What to do
Only the lines from the one with "Recreate this image" to the one with "west] (w5) at", both included, should be output, without any images.

⟨

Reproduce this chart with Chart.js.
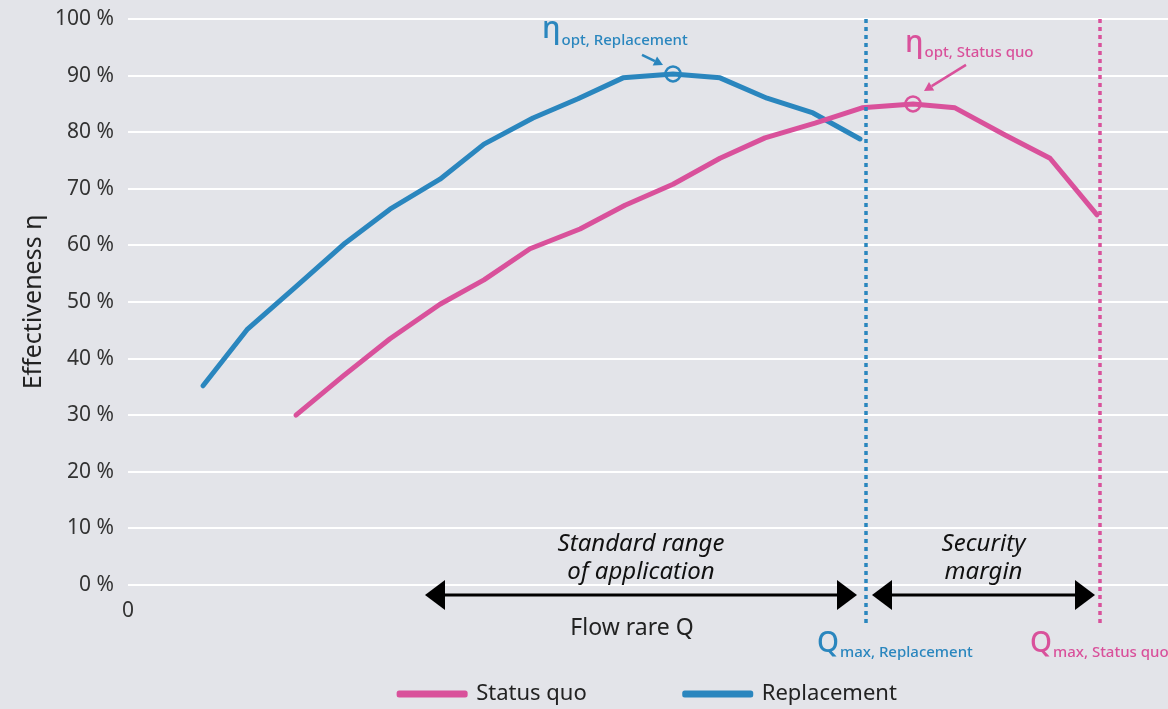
<!DOCTYPE html>
<html>
<head>
<meta charset="utf-8">
<script src="https://cdn.jsdelivr.net/npm/chart.js@4"></script>
<style>
  html, body { margin: 0; padding: 0; background: #e3e4e9; }
  #chart { display: block; }
</style>
</head>
<body>
<canvas id="chart" width="1168" height="709"></canvas>
<script>
// flow rate (arbitrary units) and effectiveness (%)
var qReplacement   = [7.5, 11.9, 16.8, 21.7, 26.2, 31.2, 35.6, 40.5, 45.0, 49.5, 54.5, 59.2, 63.9, 68.5, 73.2];
var effReplacement = [35.2, 45.1, 52.7, 60.4, 66.4, 71.7, 77.9, 82.5, 85.9, 89.6, 90.3, 89.6, 86.0, 83.4, 78.8];

var qStatusQuo   = [16.8, 21.5, 26.2, 31.2, 35.6, 40.2, 45.2, 49.7, 54.5, 59.2, 63.7, 68.7, 73.4, 78.5, 82.7, 87.7, 92.2, 96.9];
var effStatusQuo = [30.0, 36.9, 43.5, 49.6, 53.9, 59.4, 62.9, 67.1, 70.8, 75.4, 79.0, 81.6, 84.3, 85.0, 84.3, 79.5, 75.4, 65.4];

var qMaxReplacement = 73.8;
var qMaxStatusQuo = 97.2;
var standardRangeStart = 29.7;
var seriesNames = ['Status quo', 'Replacement'];
var yTicks = [0, 10, 20, 30, 40, 50, 60, 70, 80, 90, 100];

var BLUE = '#2a86be';
var PINK = '#d9519b';
var FONT = '"Noto Sans"';

function toPoints(xs, ys) {
  return xs.map(function (v, i) { return {x: v, y: ys[i]}; });
}
function peakIndex(arr) {
  return arr.indexOf(Math.max.apply(null, arr));
}
var peakRep = peakIndex(effReplacement);
var peakSQ = peakIndex(effStatusQuo);

function subLabel(ctx, x, y, big, small, color, bigSize, smallSize, dy) {
  ctx.fillStyle = color;
  ctx.textAlign = 'left';
  ctx.textBaseline = 'alphabetic';
  ctx.font = '500 ' + bigSize + 'px ' + FONT;
  ctx.fillText(big, x, y);
  var w = ctx.measureText(big).width;
  ctx.font = '500 ' + smallSize + 'px ' + FONT;
  ctx.fillText(small, x + w + 1, y + dy);
}

function doubleArrow(ctx, x1, x2, y) {
  ctx.save();
  ctx.strokeStyle = '#000';
  ctx.fillStyle = '#000';
  ctx.lineWidth = 3;
  ctx.setLineDash([]);
  ctx.beginPath();
  ctx.moveTo(x1 + 15, y);
  ctx.lineTo(x2 - 15, y);
  ctx.stroke();
  ctx.beginPath();
  ctx.moveTo(x1, y); ctx.lineTo(x1 + 20, y - 15); ctx.lineTo(x1 + 20, y + 15);
  ctx.closePath(); ctx.fill();
  ctx.beginPath();
  ctx.moveTo(x2, y); ctx.lineTo(x2 - 20, y - 15); ctx.lineTo(x2 - 20, y + 15);
  ctx.closePath(); ctx.fill();
  ctx.restore();
}

function pointer(ctx, x1, y1, x2, y2, color) {
  var a = Math.atan2(y2 - y1, x2 - x1);
  var len = 9, half = 5;
  ctx.save();
  ctx.strokeStyle = color;
  ctx.fillStyle = color;
  ctx.lineWidth = 2.5;
  ctx.beginPath();
  ctx.moveTo(x1, y1);
  ctx.lineTo(x2 - Math.cos(a) * len, y2 - Math.sin(a) * len);
  ctx.stroke();
  ctx.beginPath();
  ctx.moveTo(x2, y2);
  ctx.lineTo(x2 - Math.cos(a) * len - Math.sin(a) * half, y2 - Math.sin(a) * len + Math.cos(a) * half);
  ctx.lineTo(x2 - Math.cos(a) * len + Math.sin(a) * half, y2 - Math.sin(a) * len - Math.cos(a) * half);
  ctx.closePath();
  ctx.fill();
  ctx.restore();
}

var annotations = {
  id: 'annotations',
  afterDatasetsDraw: function (chart) {
    var ctx = chart.ctx, area = chart.chartArea;
    var x = chart.scales.x, y = chart.scales.y;
    var pxRep = x.getPixelForValue(qMaxReplacement);
    var pxSQ = x.getPixelForValue(qMaxStatusQuo);

    // Qmax dotted lines
    [[pxRep, BLUE], [pxSQ, PINK]].forEach(function (l) {
      ctx.save();
      ctx.strokeStyle = l[1];
      ctx.lineWidth = 3.5;
      ctx.setLineDash([4, 4]);
      ctx.beginPath();
      ctx.moveTo(l[0], area.top);
      ctx.lineTo(l[0], area.bottom + 40);
      ctx.stroke();
      ctx.restore();
    });

    // range arrows
    var ay = area.bottom + 10;
    var s1 = x.getPixelForValue(standardRangeStart), s2 = pxRep - 9;
    var m1 = pxRep + 6, m2 = pxSQ - 5;
    doubleArrow(ctx, s1, s2, ay);
    doubleArrow(ctx, m1, m2, ay);

    ctx.save();
    ctx.fillStyle = '#111';
    ctx.textAlign = 'center';
    ctx.textBaseline = 'middle';
    ctx.font = 'italic 24px ' + FONT;
    ctx.fillText('Standard range', (s1 + s2) / 2, ay - 51);
    ctx.fillText('of application', (s1 + s2) / 2, ay - 23);
    ctx.fillText('Security', (m1 + m2) / 2, ay - 51);
    ctx.fillText('margin', (m1 + m2) / 2, ay - 23);
    ctx.font = '23px ' + FONT;
    ctx.fillStyle = '#222';
    ctx.fillText('Flow rare Q', (s1 + s2) / 2 - 9, ay + 33);
    ctx.restore();

    // Qmax labels
    subLabel(ctx, pxRep - 49, area.bottom + 67, 'Q', 'max, Replacement', BLUE, 28, 15, 5);
    subLabel(ctx, pxSQ - 70, area.bottom + 67, 'Q', 'max, Status quo', PINK, 28, 15, 5);

    // optimum labels
    var pr = {x: x.getPixelForValue(qReplacement[peakRep]), y: y.getPixelForValue(effReplacement[peakRep])};
    var ps = {x: x.getPixelForValue(qStatusQuo[peakSQ]), y: y.getPixelForValue(effStatusQuo[peakSQ])};
    subLabel(ctx, pr.x - 131, pr.y - 36, 'η', 'opt, Replacement', BLUE, 30, 15, 7);
    pointer(ctx, pr.x - 31, pr.y - 19, pr.x - 10, pr.y - 9, BLUE);
    subLabel(ctx, ps.x - 8, ps.y - 52, 'η', 'opt, Status quo', PINK, 30, 15, 5);
    pointer(ctx, ps.x + 53, ps.y - 39, ps.x + 11, ps.y - 13, PINK);
  }
};

function lineSet(label, xs, ys, color, peak) {
  return {
    label: label,
    data: toPoints(xs, ys),
    borderColor: color,
    backgroundColor: color,
    borderWidth: 5,
    borderCapStyle: 'round',
    borderJoinStyle: 'round',
    tension: 0,
    fill: false,
    pointRadius: function (c) { return c.dataIndex === peak ? 7.5 : 0; },
    pointBorderWidth: 2.5,
    pointBorderColor: color,
    pointBackgroundColor: 'rgba(0,0,0,0)',
    pointHoverRadius: function (c) { return c.dataIndex === peak ? 7.5 : 0; }
  };
}

var ctx = document.getElementById('chart').getContext('2d');
var chart = new Chart(ctx, {
  type: 'line',
  data: {
    datasets: [
      lineSet(seriesNames[0], qStatusQuo, effStatusQuo, PINK, peakSQ),
      lineSet(seriesNames[1], qReplacement, effReplacement, BLUE, peakRep)
    ]
  },
  options: {
    responsive: false,
    animation: false,
    layout: { padding: { top: 19, right: 0, bottom: -6, left: 0 } },
    plugins: {
      tooltip: { enabled: false },
      legend: {
        position: 'bottom',
        fullSize: false,
        labels: {
          boxWidth: 66,
          boxHeight: 2,
          padding: 98,
          color: '#222',
          font: { family: FONT, size: 22 }
        }
      }
    },
    scales: {
      x: {
        type: 'linear',
        position: { y: 0 },
        min: 0,
        max: 104,
        grid: { display: false },
        border: { display: false },
        afterBuildTicks: function (scale) { scale.ticks = [{value: 0}]; },
        afterFit: function (scale) { scale.height = 0; },
        ticks: {
          padding: 5,
          color: '#333',
          font: { family: FONT, size: 21 },
          callback: function (v) { return v === 0 ? '0' : ''; }
        }
      },
      y: {
        min: 0,
        max: 100,
        afterBuildTicks: function (scale) { scale.ticks = yTicks.map(function (v) { return {value: v}; }); },
        afterFit: function (scale) {
          scale.width = 128;
          scale.paddingTop = 0;
          scale.paddingBottom = 0;
        },
        grid: { color: '#ffffff', lineWidth: 2, drawTicks: false },
        border: { display: false },
        ticks: {
          padding: 14,
          color: '#333',
          font: { family: FONT, size: 21 },
          callback: function (v) { return v + ' %'; }
        },
        title: {
          display: true,
          text: 'Effectiveness η',
          color: '#222',
          font: { family: FONT, size: 25 },
          padding: { top: 19, bottom: 0 }
        }
      }
    }
  },
  plugins: [annotations]
});
</script>
</body>
</html>
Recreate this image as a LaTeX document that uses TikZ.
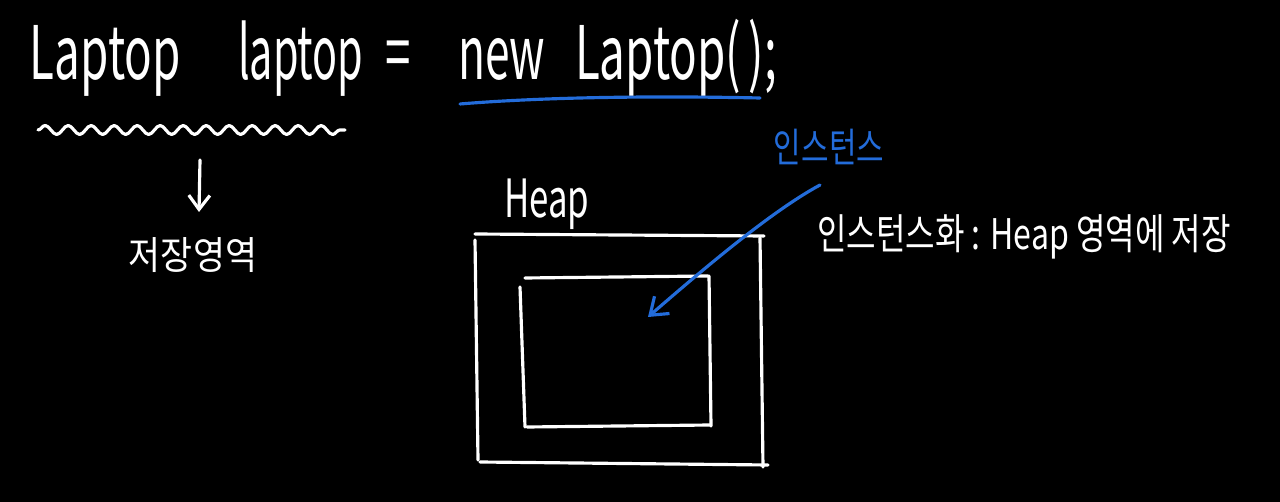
\documentclass[tikz,border=0pt]{standalone}
\usepackage{fontspec}
\setmainfont{Noto Sans CJK KR}
\usetikzlibrary{arrows.meta,decorations.pathmorphing}
\definecolor{penblue}{RGB}{35,108,218}
\newcommand\handtxt[3]{\scalebox{#1}[1]{\fontsize{#2}{#2}\selectfont #3}}
\begin{document}
\begin{tikzpicture}[x=0.02cm,y=-0.02cm,
  pen/.style={line width=1.8pt,line cap=round,line join=round,draw=white},
  bluepen/.style={line width=1.8pt,line cap=round,line join=round,draw=penblue},
  txt/.style={text=white,inner sep=0pt,outer sep=0pt},
  btxt/.style={text=penblue,inner sep=0pt,outer sep=0pt},
  barb/.style={-{Straight Barb[length=8pt,width=12pt,line width=1.8pt]}}]
\fill[black] (0,0) rectangle (1280,502);
\useasboundingbox (0,0) rectangle (1280,502);

% title line
\node[txt,anchor=base west] (w1) at (30,80) {\handtxt{0.62}{42}{Laptop}};
\node[txt,anchor=base west] (w2) at (238,80) {\handtxt{0.56}{42}{laptop}};
\node[txt,anchor=base west] (w3) at (385,80) {\handtxt{0.62}{42}{=}};
\node[txt,anchor=base west] (w4) at (458,80) {\handtxt{0.6}{42}{new}};
\node[txt,anchor=base west] (w5) at (575,80) {\handtxt{0.62}{42}{Laptop(\,);}};

% wavy underline and blue underline
\coordinate (wv1) at (38,130);
\coordinate (wv2) at (345,130);
\draw[pen,decorate,decoration={snake,amplitude=0.09cm,segment length=0.46cm}] (wv1) -- (wv2);
\coordinate (bu1) at (460,104);
\coordinate (bu2) at (760,98);
\draw[bluepen] (bu1) .. controls (520,99) and (620,95) .. (bu2);

% storage area
\coordinate (da1) at (200,160);
\node[txt] (store) at (193,255) {\handtxt{0.9}{22}{저장영역}};
\draw[pen,barb] (da1) -- (199,212);

% heap
\node[txt,anchor=base west] (heap) at (504,218) {\handtxt{0.66}{30}{Heap}};
\draw[pen] (475,234) -- (764,236);
\draw[pen] (475,240) -- (478,460);
\draw[pen] (480,462) -- (768,465);
\draw[pen] (760,238) -- (763,467);
\draw[pen] (525,278) -- (708,276);
\draw[pen] (520,287) -- (525,427);
\draw[pen] (527,427) -- (710,425);
\draw[pen] (709,276) -- (711,426);

% instance label and arrow
\node[btxt] (inst) at (829,147) {\handtxt{0.74}{23}{인스턴스}};
\coordinate (as) at (820,185);
\coordinate (ae) at (648,317);
\draw[bluepen,-{Straight Barb[length=9pt,width=13pt,line width=1.8pt]}] (as) .. controls (770,212) and (700,272) .. (ae);

% explanation
\node[txt] (expl) at (1024,237) {\handtxt{0.76}{24}{인스턴스화 : Heap 영역에 저장}};
\end{tikzpicture}
\end{document}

⟩

Expected answer
Recreate this image as a LaTeX document that uses TikZ.
\documentclass[tikz,border=0pt]{standalone}
\usepackage{fontspec}
\setmainfont{Noto Sans CJK KR}
\usetikzlibrary{arrows.meta,decorations.pathmorphing}
\definecolor{penblue}{RGB}{35,108,218}
\newcommand\handtxt[3]{\scalebox{#1}[1]{\fontsize{#2}{#2}\selectfont #3}}
\begin{document}
\begin{tikzpicture}[x=0.02cm,y=-0.02cm,
  pen/.style={line width=1.8pt,line cap=round,line join=round,draw=white},
  bluepen/.style={line width=1.8pt,line cap=round,line join=round,draw=penblue},
  txt/.style={text=white,inner sep=0pt,outer sep=0pt},
  btxt/.style={text=penblue,inner sep=0pt,outer sep=0pt},
  barb/.style={-{Straight Barb[length=8pt,width=12pt,line width=1.8pt]}}]
\fill[black] (0,0) rectangle (1280,502);
\useasboundingbox (0,0) rectangle (1280,502);

% title line
\node[txt,anchor=base west] (w1) at (30,80) {\handtxt{0.62}{42}{Laptop}};
\node[txt,anchor=base west] (w2) at (238,80) {\handtxt{0.56}{42}{laptop}};
\node[txt,anchor=base west] (w3) at (385,80) {\handtxt{0.62}{42}{=}};
\node[txt,anchor=base west] (w4) at (458,80) {\handtxt{0.6}{42}{new}};
\node[txt,anchor=base west] (w5) at (575,80) {\handtxt{0.62}{42}{Laptop(\,);}};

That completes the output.